Explainable Prediction of Medical Codes from Clinical Text (1802.05695v2)

Abstract: Clinical notes are text documents that are created by clinicians for each patient encounter. They are typically accompanied by medical codes, which describe the diagnosis and treatment. Annotating these codes is labor intensive and error prone; furthermore, the connection between the codes and the text is not annotated, obscuring the reasons and details behind specific diagnoses and treatments. We present an attentional convolutional network that predicts medical codes from clinical text. Our method aggregates information across the document using a convolutional neural network, and uses an attention mechanism to select the most relevant segments for each of the thousands of possible codes. The method is accurate, achieving precision@8 of 0.71 and a Micro-F1 of 0.54, which are both better than the prior state of the art. Furthermore, through an interpretability evaluation by a physician, we show that the attention mechanism identifies meaningful explanations for each code assignment

Explainable Prediction of Medical Codes from Clinical Text

The paper "Explainable Prediction of Medical Codes from Clinical Text" by Mullenbach et al. addresses the challenging task of predicting ICD codes from clinical narratives. This task is arduous due to the labor-intensive nature of manual coding and the high-dimensional label space, comprising thousands of codes. The authors propose a novel attentional convolutional network, Convolutional Attention for Multi-Label classification (CAML), which demonstrates significant improvements over previous methods.

Methodology

The authors formulate ICD-9 code prediction as a multilabel text classification problem, leveraging convolutional neural networks (CNNs) with an attention mechanism. The attention component is crucial as it identifies relevant text snippets for each potential code, thus enhancing interpretability—a key requirement in the medical domain. This per-label attention mechanism distinguishes CAML, enabling it to create differentiated document representations for each label.

CAML employs a convolutional architecture where word embeddings are passed through convolutional filters, followed by an attention mechanism that focuses on pivotal segments of the text for each label. This method contrasts with traditional max-pooling techniques that aggregate features indiscriminately. Additionally, a regularizer is used to align similar codes with alike textual descriptions, enhancing the system’s performance on rarely observed labels.

Evaluation and Results

The evaluation is conducted using the MIMIC datasets, containing medical records from ICU stays. CAML outperforms existing state-of-the-art methods, achieving a precision$@8$ of 0.71 and a Micro-F1 of 0.54 on the full-label MIMIC-III dataset. These metrics are critical as they reflect the model’s ability to manage a high-number of descriptive codes efficiently.
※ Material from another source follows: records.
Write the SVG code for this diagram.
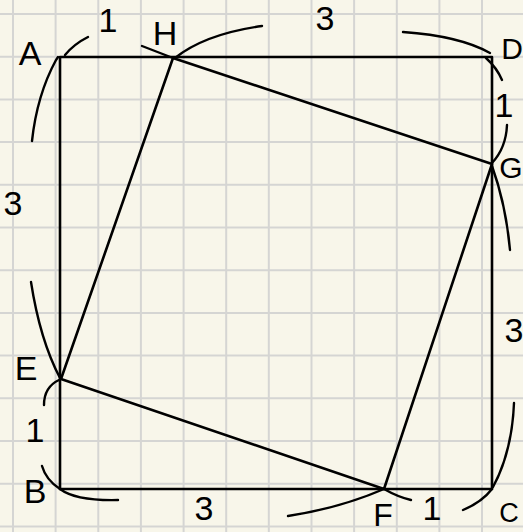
<svg xmlns="http://www.w3.org/2000/svg" width="523" height="532" viewBox="0 0 523 532">
<style>
.grid line{stroke:#d5d5d3;stroke-width:2}
.ln{fill:none;stroke:#000;stroke-width:2.6;stroke-linecap:round;stroke-linejoin:round}
.br{fill:none;stroke:#000;stroke-width:2.4;stroke-linecap:round}
text{font-family:"Liberation Sans",Arial,sans-serif;font-size:34px;fill:#000;text-anchor:middle}
</style>
<rect width="523" height="532" fill="#f8f6ea"/>
<g class="grid">
<line x1="13" y1="0" x2="13" y2="532"/><line x1="55.6" y1="0" x2="55.6" y2="532"/><line x1="98.3" y1="0" x2="98.3" y2="532"/><line x1="140.9" y1="0" x2="140.9" y2="532"/><line x1="183.6" y1="0" x2="183.6" y2="532"/><line x1="226.2" y1="0" x2="226.2" y2="532"/><line x1="268.8" y1="0" x2="268.8" y2="532"/><line x1="311.5" y1="0" x2="311.5" y2="532"/><line x1="354.1" y1="0" x2="354.1" y2="532"/><line x1="396.8" y1="0" x2="396.8" y2="532"/><line x1="439.4" y1="0" x2="439.4" y2="532"/><line x1="482" y1="0" x2="482" y2="532"/>
<line x1="0" y1="14" x2="523" y2="14"/><line x1="0" y1="56.7" x2="523" y2="56.7"/><line x1="0" y1="99.4" x2="523" y2="99.4"/><line x1="0" y1="142.1" x2="523" y2="142.1"/><line x1="0" y1="184.8" x2="523" y2="184.8"/><line x1="0" y1="227.5" x2="523" y2="227.5"/><line x1="0" y1="270.2" x2="523" y2="270.2"/><line x1="0" y1="312.9" x2="523" y2="312.9"/><line x1="0" y1="355.6" x2="523" y2="355.6"/><line x1="0" y1="398.3" x2="523" y2="398.3"/><line x1="0" y1="441" x2="523" y2="441"/><line x1="0" y1="483.7" x2="523" y2="483.7"/><line x1="0" y1="526.4" x2="523" y2="526.4"/>
</g>
<g id="square-ABCD"><path class="ln" d="M60,57 H492 V489 H60 Z"/></g>
<g id="square-EFGH"><path class="ln" d="M173,58 L492,164 L384,489 L61,379 Z"/></g>
<g id="connectors">
<path class="br" d="M65,55 Q74,44 88,37"/>
<path class="br" d="M142,46 L173,58"/>
<path class="br" d="M175,58 Q205,34 262,26"/>
<path class="br" d="M403,32 Q460,36 490,53"/>
<path class="br" d="M486,58 Q497,68 502,80"/>
<path class="br" d="M507,125 Q506,148 492,163"/>
<path class="br" d="M492,166 Q506,205 510,250"/>
<path class="br" d="M514,403 Q512,452 493,487"/>
<path class="br" d="M463,510 Q482,502 492,489"/>
<path class="br" d="M384,489 Q398,497 411,500"/>
<path class="br" d="M384,489 Q340,508 288,516"/>
<path class="br" d="M118,500 Q76,501 60,489"/>
<path class="br" d="M60,489 Q46,480 42,466"/>
<path class="br" d="M44,405 Q44,387 59,380"/>
<path class="br" d="M60,378 Q40,340 31,282"/>
<path class="br" d="M32,141 Q37,95 56,60 L58,57"/>
</g>
<g id="labels">
<text x="30" y="65">A</text>
<text x="108" y="32">1</text>
<text x="165" y="45">H</text>
<text x="325" y="30">3</text>
<text x="512" y="59" style="font-size:30px">D</text>
<text x="504" y="117">1</text>
<text x="511" y="178" style="font-size:30px">G</text>
<text x="13" y="215">3</text>
<text x="26" y="380">E</text>
<text x="35" y="442">1</text>
<text x="35" y="503">B</text>
<text x="204" y="520">3</text>
<text x="383" y="526" style="font-size:32px">F</text>
<text x="432" y="520">1</text>
<text x="509" y="522" style="font-size:27px">C</text>
<text x="514" y="342">3</text>
</g>
</svg>
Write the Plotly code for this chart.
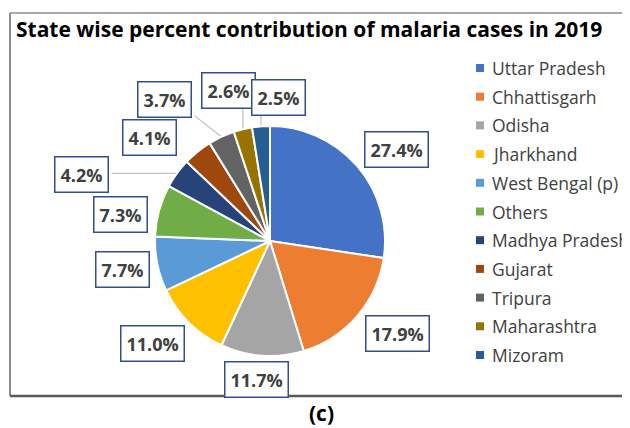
import math
import plotly.graph_objects as go

# data
states = ["Uttar Pradesh", "Chhattisgarh", "Odisha", "Jharkhand", "West Bengal (p)",
          "Others", "Madhya Pradesh", "Gujarat", "Tripura", "Maharashtra", "Mizoram"]
percent = [27.4, 17.9, 11.7, 11.0, 7.7, 7.3, 4.2, 4.1, 3.7, 2.6, 2.5]
colors = ["#4472C4", "#ED7D31", "#A5A5A5", "#FFC000", "#5B9BD5", "#70AD47",
          "#264478", "#9E480E", "#636363", "#997300", "#255E91"]
title_text = "State wise percent contribution of malaria cases in 2019"
caption = "(c)"

# layout (page pixels); the page body has an 8px margin
OFF = 8
W, H = 622, 420
CX, CY, R = 270, 241, 115
# per-label (distance from centre, angle nudge in degrees)
label_nudge = [(156, 5), (158, -4.7), (139, 1.8), (156, 4), (150, 0.8), (152, -5.4),
               (200, -16.5), (159, -10.4), (176, -11.7), (156, -1.8), (144, 8)]
leader_idx = {6, 8, 9, 10}
BOX_HW, BOX_HH = 30, 16


def px(x):
    return (x - OFF) / W


def py(y):
    return 1 - (y - OFF) / H


fig = go.Figure()
fig.add_trace(go.Pie(
    values=percent, labels=states, sort=False, direction='clockwise', rotation=0,
    marker=dict(colors=colors, line=dict(color='white', width=2)),
    textinfo='none', showlegend=False,
    domain=dict(x=[px(CX - R), px(CX + R)], y=[py(CY + R), py(CY - R)]),
))

shapes = []
annotations = []

# border of chart area
shapes.append(dict(type='line', xref='paper', yref='paper', x0=px(10), x1=px(10), y0=py(13), y1=py(396),
                   line=dict(color='#8C8C8C', width=2)))
shapes.append(dict(type='line', xref='paper', yref='paper', x0=px(10), x1=1, y0=py(13), y1=py(13),
                   line=dict(color='#8C8C8C', width=1.5)))
shapes.append(dict(type='line', xref='paper', yref='paper', x0=px(10), x1=1, y0=py(396), y1=py(396),
                   line=dict(color='#595959', width=2.5)))

total = sum(percent)
cum = 0
for i, v in enumerate(percent):
    mid = (cum + v / 2) / total * 360
    cum += v
    dist, nudge = label_nudge[i]
    a = math.radians(mid + nudge)
    lx = CX + dist * math.sin(a)
    ly = CY - dist * math.cos(a)
    annotations.append(dict(
        x=px(lx), y=py(ly), xref='paper', yref='paper', showarrow=False,
        text=f"{v:.1f}%", font=dict(family="Open Sans", size=18, color='#404040', weight='bold'),
        bgcolor='white', bordercolor='#2F4F8F', borderwidth=1.5, borderpad=5,
        xanchor='center', yanchor='middle'))
    if i in leader_idx:
        m = math.radians(mid)
        ex = CX + R * math.sin(m)
        ey = CY - R * math.cos(m)
        bx = min(max(ex, lx - BOX_HW), lx + BOX_HW)
        by = min(max(ey, ly - BOX_HH), ly + BOX_HH)
        shapes.append(dict(type='line', xref='paper', yref='paper', x0=px(ex), y0=py(ey),
                           x1=px(bx), y1=py(by), line=dict(color='#BFBFBF', width=1.2), layer='below'))

# legend drawn by hand
for i, (s, c) in enumerate(zip(states, colors)):
    yy = 68 + 28.7 * i
    shapes.append(dict(type='rect', xref='paper', yref='paper', x0=px(476), x1=px(484),
                       y0=py(yy + 4), y1=py(yy - 4), fillcolor=c, line=dict(width=0)))
    annotations.append(dict(x=px(490), y=py(yy), xref='paper', yref='paper', showarrow=False,
                            text=s, xanchor='left', yanchor='middle',
                            font=dict(family="Open Sans", size=17.5, color='#404040')))

annotations.append(dict(x=px(14), y=py(29), xref='paper', yref='paper', showarrow=False,
                        text=title_text, xanchor='left', yanchor='middle',
                        font=dict(family="Open Sans", size=21, color='black', weight='bold')))
annotations.append(dict(x=px(321), y=py(413), xref='paper', yref='paper', showarrow=False,
                        text=caption, xanchor='center', yanchor='middle',
                        font=dict(family="Open Sans", size=21, color='black', weight='bold')))

fig.update_layout(
    width=W, height=H, margin=dict(l=0, r=0, t=0, b=0),
    paper_bgcolor='white', plot_bgcolor='white',
    shapes=shapes, annotations=annotations,
)

fig.write_html("out.html")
For comparison, experiments were also executed on the 50 most common codes and the MIMIC-II dataset. In the 50-label setting, CAML continues to surpass prior models significantly. The interpretability of the attention mechanism was also validated through a qualitative evaluation by a physician, who rated the attentional snippets as informative and appropriately relevant to the assigned code.

Implications and Future Directions

The implications of this research are profound both practically and theoretically. The model's ability to predict ICD codes with improved accuracy and interpretability holds promise for real-world clinical applications, potentially easing the coding burden on healthcare professionals. The attention-based methodology not only enhances prediction efficiency but also provides meaningful insights into the decision-making process, a critical aspect of decision support systems in healthcare.

Future directions include integrating the hierarchical structure of ICD codes to enhance the prediction accuracy further and extending the application to other multi-label text classification tasks beyond the medical domain. The adaptability of the CAML architecture suggests its potential applicability to any domain characterized by complex taxonomies or label structures.

In conclusion, this paper presents a significant advancement in the automatic prediction of medical codes from clinical text by leveraging a sophisticated attentional mechanism within a CNN framework. The improvements in both predictive performance and interpretability highlight the model's potential for practical deployment in medical coding and other areas requiring robust multi-label classifications.